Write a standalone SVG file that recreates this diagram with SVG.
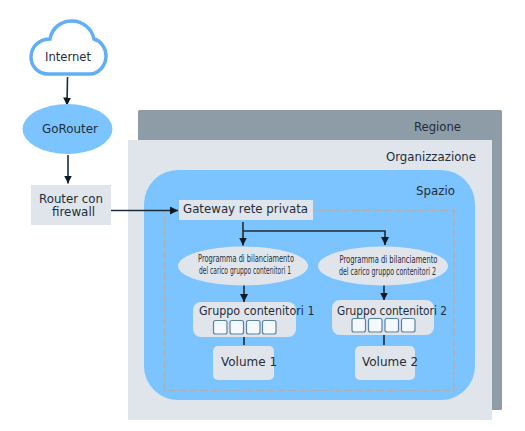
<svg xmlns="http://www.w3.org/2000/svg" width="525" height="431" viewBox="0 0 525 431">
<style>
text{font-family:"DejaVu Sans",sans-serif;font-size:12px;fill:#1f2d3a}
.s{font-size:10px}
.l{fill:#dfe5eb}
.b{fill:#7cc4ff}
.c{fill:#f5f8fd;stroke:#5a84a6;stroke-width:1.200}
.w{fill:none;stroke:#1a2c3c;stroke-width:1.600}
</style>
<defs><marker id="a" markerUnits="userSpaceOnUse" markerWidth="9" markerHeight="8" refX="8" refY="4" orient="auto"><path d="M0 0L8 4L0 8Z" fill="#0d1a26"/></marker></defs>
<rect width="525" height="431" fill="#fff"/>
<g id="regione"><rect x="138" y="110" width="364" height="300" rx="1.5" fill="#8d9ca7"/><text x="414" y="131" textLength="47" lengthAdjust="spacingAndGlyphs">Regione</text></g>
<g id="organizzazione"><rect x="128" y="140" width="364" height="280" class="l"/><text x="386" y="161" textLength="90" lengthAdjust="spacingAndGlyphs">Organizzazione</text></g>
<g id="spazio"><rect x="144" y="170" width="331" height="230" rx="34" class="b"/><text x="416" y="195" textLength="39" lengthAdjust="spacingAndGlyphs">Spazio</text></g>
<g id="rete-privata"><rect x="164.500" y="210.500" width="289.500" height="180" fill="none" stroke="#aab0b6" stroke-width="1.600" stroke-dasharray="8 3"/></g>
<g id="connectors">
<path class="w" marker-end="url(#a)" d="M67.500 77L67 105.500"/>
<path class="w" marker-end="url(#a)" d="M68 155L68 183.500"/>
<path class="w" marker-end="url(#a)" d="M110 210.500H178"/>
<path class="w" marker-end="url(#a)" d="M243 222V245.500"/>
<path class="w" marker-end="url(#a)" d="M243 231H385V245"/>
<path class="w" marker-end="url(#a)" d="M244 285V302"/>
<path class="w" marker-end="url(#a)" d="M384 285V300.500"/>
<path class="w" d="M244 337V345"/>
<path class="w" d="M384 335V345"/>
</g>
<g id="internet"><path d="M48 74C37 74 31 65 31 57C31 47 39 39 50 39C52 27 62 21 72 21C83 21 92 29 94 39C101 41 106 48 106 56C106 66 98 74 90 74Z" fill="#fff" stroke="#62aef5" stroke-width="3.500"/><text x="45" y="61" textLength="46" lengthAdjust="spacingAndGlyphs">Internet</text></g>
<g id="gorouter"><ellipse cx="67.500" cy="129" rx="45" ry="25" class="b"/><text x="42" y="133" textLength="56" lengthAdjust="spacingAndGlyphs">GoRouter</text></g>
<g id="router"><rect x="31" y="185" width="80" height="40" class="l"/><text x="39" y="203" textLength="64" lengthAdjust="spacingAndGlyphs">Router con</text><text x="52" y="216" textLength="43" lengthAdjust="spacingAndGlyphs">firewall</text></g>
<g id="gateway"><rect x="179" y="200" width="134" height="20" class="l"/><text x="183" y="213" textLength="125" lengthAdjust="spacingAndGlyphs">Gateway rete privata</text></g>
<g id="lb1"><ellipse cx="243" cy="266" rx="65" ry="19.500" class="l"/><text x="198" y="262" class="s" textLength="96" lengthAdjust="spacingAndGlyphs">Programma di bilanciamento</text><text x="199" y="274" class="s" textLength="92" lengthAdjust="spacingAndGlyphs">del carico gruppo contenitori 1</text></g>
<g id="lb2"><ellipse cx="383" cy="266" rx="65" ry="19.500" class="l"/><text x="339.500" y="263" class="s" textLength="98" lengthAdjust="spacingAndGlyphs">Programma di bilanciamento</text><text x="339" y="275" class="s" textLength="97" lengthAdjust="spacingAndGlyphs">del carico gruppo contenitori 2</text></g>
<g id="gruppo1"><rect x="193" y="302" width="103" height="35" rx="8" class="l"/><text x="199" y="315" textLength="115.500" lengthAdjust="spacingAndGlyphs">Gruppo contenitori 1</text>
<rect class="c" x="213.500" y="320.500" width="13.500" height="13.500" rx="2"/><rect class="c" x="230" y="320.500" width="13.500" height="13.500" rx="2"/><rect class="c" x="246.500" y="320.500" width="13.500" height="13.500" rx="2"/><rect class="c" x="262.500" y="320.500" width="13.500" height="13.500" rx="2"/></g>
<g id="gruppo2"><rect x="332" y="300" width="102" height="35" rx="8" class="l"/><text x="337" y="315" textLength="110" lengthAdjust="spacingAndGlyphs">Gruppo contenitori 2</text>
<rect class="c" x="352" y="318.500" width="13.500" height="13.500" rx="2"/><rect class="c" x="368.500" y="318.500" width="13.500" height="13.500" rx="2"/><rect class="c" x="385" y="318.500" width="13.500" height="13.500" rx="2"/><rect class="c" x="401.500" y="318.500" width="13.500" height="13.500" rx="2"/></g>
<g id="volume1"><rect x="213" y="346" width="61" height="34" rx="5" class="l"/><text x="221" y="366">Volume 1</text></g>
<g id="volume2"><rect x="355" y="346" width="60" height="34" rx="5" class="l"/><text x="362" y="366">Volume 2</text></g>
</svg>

☆ ☆ ☆ ☆

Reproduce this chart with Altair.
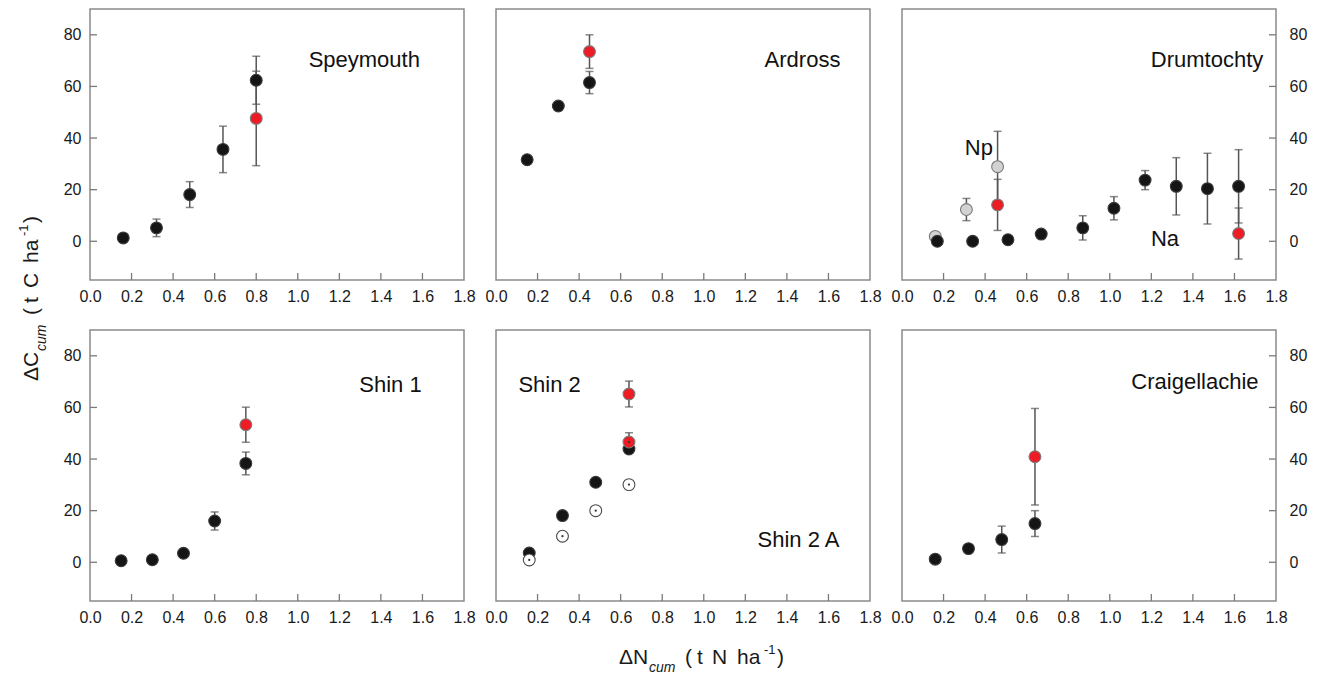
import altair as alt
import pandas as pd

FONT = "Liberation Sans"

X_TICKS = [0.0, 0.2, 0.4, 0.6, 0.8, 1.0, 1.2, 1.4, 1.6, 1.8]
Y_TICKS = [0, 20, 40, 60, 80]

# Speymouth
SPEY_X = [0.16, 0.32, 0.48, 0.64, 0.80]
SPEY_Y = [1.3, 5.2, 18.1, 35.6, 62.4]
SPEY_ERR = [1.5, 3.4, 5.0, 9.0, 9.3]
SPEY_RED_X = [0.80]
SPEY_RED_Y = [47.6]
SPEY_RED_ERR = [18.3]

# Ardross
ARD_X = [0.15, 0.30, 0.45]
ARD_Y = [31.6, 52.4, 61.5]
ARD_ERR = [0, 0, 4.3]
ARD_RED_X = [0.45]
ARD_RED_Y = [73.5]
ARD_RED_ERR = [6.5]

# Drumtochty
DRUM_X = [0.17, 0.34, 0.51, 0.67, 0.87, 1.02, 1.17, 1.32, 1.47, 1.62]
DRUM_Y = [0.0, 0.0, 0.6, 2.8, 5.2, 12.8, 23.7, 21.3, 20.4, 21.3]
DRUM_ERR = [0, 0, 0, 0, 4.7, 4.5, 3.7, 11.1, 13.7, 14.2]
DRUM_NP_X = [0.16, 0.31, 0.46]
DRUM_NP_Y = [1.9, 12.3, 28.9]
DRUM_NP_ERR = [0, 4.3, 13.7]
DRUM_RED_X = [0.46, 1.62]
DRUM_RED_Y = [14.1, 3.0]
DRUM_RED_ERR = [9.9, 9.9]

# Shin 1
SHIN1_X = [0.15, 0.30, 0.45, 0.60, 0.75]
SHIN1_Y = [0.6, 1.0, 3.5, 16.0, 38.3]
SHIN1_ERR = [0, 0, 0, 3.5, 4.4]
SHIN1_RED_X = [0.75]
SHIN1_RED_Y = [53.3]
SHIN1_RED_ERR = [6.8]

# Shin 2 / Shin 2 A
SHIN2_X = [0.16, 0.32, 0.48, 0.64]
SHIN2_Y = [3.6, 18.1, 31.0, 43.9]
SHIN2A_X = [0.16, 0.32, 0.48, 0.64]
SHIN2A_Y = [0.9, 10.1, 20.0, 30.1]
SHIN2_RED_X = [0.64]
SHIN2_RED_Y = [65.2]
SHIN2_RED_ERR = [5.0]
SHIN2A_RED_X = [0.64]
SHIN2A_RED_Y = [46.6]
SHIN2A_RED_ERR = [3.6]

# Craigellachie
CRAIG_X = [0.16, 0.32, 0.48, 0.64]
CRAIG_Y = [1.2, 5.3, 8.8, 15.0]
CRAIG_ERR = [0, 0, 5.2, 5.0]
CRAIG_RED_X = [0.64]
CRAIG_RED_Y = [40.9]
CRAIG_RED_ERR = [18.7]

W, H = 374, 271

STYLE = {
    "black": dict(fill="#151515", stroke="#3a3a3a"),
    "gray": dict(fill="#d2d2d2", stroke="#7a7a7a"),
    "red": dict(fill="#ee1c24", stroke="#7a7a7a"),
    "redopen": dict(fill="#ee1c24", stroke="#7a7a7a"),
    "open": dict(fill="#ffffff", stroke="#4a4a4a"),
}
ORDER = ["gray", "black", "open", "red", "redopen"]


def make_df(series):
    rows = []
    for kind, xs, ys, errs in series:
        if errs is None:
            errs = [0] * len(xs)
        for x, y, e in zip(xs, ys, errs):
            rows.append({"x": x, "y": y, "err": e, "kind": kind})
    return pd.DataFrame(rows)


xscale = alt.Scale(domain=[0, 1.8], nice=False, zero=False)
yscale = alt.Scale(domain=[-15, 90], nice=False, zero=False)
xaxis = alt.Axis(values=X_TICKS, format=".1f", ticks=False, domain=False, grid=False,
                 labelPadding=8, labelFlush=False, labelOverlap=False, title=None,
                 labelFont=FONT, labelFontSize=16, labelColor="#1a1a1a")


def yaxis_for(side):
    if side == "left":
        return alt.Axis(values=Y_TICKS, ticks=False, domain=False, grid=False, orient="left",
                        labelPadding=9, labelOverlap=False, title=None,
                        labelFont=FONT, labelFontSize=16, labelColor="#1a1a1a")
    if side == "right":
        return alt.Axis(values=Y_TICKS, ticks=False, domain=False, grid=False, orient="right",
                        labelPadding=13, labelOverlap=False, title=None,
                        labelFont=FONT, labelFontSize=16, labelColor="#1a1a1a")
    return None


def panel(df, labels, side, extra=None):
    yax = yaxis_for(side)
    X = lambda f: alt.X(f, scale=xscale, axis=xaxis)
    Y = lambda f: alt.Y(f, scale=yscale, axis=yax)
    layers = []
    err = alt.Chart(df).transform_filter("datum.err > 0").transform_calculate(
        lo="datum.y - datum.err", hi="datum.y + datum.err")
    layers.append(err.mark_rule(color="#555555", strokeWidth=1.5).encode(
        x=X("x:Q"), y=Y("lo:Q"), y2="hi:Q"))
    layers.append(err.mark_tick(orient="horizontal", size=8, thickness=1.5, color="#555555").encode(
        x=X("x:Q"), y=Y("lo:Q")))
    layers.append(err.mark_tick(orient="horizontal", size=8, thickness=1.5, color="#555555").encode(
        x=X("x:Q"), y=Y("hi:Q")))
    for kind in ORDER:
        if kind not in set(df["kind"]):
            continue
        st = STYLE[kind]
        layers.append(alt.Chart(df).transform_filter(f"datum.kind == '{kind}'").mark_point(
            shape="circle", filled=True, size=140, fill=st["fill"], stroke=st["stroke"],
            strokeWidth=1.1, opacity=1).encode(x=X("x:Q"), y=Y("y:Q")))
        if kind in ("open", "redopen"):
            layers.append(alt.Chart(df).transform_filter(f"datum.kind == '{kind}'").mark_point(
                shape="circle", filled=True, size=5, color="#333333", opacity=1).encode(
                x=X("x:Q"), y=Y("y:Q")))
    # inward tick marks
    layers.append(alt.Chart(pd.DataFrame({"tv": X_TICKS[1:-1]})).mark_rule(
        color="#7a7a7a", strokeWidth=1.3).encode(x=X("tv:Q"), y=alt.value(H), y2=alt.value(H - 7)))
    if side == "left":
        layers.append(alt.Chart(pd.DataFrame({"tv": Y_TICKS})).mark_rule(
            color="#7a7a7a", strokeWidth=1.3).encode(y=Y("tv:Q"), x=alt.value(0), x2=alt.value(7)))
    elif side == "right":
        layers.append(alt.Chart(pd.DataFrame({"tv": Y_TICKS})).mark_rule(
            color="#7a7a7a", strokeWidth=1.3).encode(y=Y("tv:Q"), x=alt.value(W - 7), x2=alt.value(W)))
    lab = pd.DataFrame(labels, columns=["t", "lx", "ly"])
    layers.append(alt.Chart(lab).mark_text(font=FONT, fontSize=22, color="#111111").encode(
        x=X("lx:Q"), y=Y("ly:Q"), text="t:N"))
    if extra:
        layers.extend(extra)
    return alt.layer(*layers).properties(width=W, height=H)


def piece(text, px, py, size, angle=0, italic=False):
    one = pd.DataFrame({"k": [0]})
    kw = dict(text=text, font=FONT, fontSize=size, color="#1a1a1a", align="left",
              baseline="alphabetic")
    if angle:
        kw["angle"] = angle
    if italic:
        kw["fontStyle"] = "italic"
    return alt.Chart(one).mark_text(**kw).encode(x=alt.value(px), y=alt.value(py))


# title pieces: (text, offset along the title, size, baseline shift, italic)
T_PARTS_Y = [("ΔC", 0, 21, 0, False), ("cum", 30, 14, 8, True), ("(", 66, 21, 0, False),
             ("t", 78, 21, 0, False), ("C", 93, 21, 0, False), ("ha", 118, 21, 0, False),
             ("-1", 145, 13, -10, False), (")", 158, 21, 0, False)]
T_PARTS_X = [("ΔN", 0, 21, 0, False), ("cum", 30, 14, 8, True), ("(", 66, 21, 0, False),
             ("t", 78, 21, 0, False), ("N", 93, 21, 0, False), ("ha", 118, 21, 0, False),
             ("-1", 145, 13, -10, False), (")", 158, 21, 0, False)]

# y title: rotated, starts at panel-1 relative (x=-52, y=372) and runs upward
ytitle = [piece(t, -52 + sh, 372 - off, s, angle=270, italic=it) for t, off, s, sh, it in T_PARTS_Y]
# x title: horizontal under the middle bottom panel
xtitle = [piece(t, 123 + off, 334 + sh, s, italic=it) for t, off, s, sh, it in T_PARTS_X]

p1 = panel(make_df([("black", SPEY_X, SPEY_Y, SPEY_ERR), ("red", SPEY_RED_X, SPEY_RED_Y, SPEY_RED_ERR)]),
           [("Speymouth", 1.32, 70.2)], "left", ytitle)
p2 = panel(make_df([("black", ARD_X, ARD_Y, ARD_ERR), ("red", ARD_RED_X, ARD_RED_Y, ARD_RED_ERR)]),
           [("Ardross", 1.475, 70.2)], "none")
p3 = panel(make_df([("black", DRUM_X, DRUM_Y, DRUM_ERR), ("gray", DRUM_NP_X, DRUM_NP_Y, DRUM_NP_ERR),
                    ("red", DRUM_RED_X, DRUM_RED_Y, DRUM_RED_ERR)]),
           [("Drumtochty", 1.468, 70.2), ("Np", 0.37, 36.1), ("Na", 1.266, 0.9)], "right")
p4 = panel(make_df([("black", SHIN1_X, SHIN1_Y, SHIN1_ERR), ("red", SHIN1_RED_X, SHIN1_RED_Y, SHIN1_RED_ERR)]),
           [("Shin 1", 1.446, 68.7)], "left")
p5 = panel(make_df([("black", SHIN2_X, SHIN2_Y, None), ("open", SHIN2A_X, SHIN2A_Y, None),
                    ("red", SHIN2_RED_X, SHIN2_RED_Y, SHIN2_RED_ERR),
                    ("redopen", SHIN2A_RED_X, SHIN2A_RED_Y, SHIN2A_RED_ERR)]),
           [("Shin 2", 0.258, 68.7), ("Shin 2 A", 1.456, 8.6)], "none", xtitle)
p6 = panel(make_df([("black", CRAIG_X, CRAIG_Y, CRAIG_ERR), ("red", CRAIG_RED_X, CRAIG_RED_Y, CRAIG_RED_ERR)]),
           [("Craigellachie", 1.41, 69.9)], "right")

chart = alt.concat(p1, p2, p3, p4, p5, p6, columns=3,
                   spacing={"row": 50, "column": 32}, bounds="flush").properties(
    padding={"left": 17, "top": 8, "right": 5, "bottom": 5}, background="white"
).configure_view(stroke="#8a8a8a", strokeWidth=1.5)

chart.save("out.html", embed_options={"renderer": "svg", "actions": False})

☆ ☆ ☆ ☆

▸ WORK TO COMPLETE
Transcribe the lines between the one holding "Reproduce this chart with Altair." and the one holding "Y_TICKS = [0, 20, 40, 60, 80]", inclusive, and leave out any pictures.

▸ EXERCISE RESULT
Reproduce this chart with Altair.
import altair as alt
import pandas as pd

FONT = "Liberation Sans"

X_TICKS = [0.0, 0.2, 0.4, 0.6, 0.8, 1.0, 1.2, 1.4, 1.6, 1.8]
Y_TICKS = [0, 20, 40, 60, 80]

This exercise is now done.